I am a bit concerned with how she frames ‘spiritual technologies'. I think the way she uses that phrase can lead her (and the reader) to think of these ideas and practices as tools to overcome the spiritual (or body). Traditionally the term has been spiritual practices. Because you do not overcome the need for them. These are the tools that help us along a pathway for a destination that we do not get to in this life.
I think the book was a little disjointed. And I think there would have been some benefit with more internal evaluation of the ideas.
But overall I did enjoy the book and I will keep reading her. My full review of the book is on my blog at http://bookwi.se/becoming-wise/
Krista Tippett is the host of the podcast On Being and as such has the chance to interview hundreds of physicists, spiritual leaders, thinkers, activists and more on how they grapple with meaning in the world.
In Becoming Wise: An Inquiry into the Mystery and Art of Living, she narrows her focus on words, flesh, love, faith and hope and dips in and out of a wellspring of past interviews. She's a practiced interviewer playing host to some incredibly smart folks.

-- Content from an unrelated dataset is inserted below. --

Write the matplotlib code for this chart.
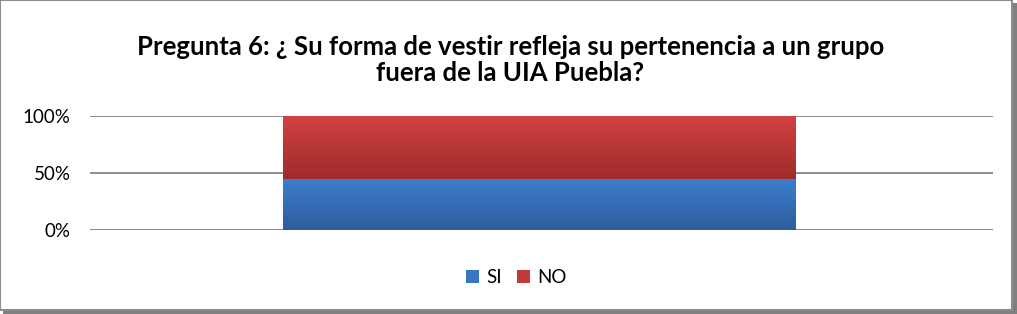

The language is dense and prescriptive and is made for thoughtful contemplation not the aggressive consumption of my usual fare. You simply can't chug through Rilke like you're reading Rowling. I found myself tripping over the flowery optimism of the language. Still, I appreciate the exploration of ideas like how love demands effort and we should fight against its cheapening by appending it to Fridays, ice cream and “these shoes!” How faith is just as important to the atheist, and that science and religion need not be mutually exclusive. It's just that when epiphanies are had on every page they tend to overlap and congeal diminishing their impact for me.